Friday, 24 July 2009

Simon Johnson on Peak Finance

As is often the case Simon Johnson has a way of distilling complex financial ideas into simple and digestible nuggets. In an article from his blog which is re-published at SeekingAlpha Johnson lays out the case for what he terms Peak Finance . It is exemplified by, in his opinion, the inability of financial luminaries and policy makers such as Larry Summers to grasp the big picture and structural implications of the systemic bubble which burst ingloriously last year.

He distinguishes three kinds of bubbles in the article:
1. A short-run bubble. Think about 17th century Dutch Tulip Mania: spectacular, probably disruptive, but not a major reason for the decline of the Netherlands as a global power.
2. A distorting bubble. In this case, the increase in asset prices contributes to a reallocation of resources across sectors. Think of the Dot-com Bubble: fortunes were made and lost, the collapse was scary to many, and – at the end of the day – you’ve built the Internet and some good companies.
3. A political bubble. Here rising asset prices generate resources that can be fed into the political process, through bribes, building politicians’ careers, and lobbying of all kinds. Bubbles in Emerging Markets often generate resources that impact the political process, sometimes in good ways – but most often in bad ways, which eventually contribute to a collapse.

Summers seems to think that bubble #1 is a satisfactory explanation for the events of Q4, 2008 and Johnson believes that a proper explanation discards the transient nature of #1 and vitally requires inclusion of elements from both his second and third characterization of bubbles.

This leads him to conclude that the mindset which Summers personifies and its incapacity to see the underlying dynamics is indicative of a dysfunctional view of the role of finance in the economy. A sea change will be required in the status currently afforded to the role of the financial technocracy and one positive consequence of this would be a relative diminution of the size of the finance sector in terms of total GDP. This would mark the passing of the era which has given rise to too many bubbles and the term Peak Finance becomes appropriate for this, in a similar manner to the way that the term is used with respect to the transformations ahead for the energy sector.
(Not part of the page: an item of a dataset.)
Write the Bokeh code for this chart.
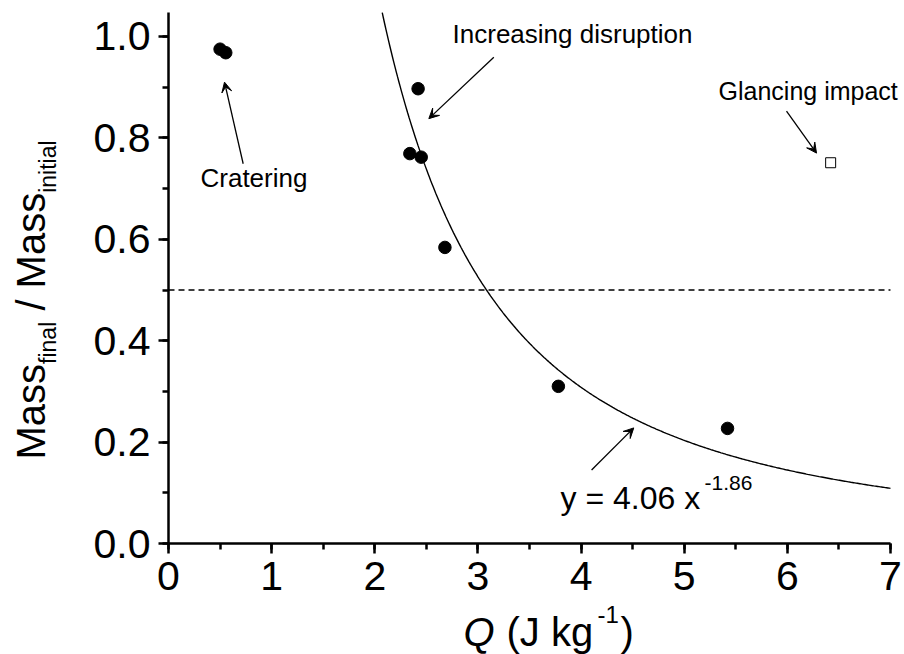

I concur with this line of reasoning but doubt whether we will witness the sea change required in the philosophy of finance in a timely and undramatic fashion. Here is the comment that I have made in connection with the article.
The inability of Larry Summers to fully see the big picture reasons behind the collapse of the credit bubble highlights the dissonance that is endemic amongst this generation of the financial elite.
Assuming that we don't have another meltdown like experience (which is by no means a wise assumption to make) we will require another generation of differently educated individuals to provide better financial policy and leadership.

The question however is - are there enough educators at the top business schools who see the bigger picture and structural reasons behind asset price bubbles and can amend the curricula accordingly?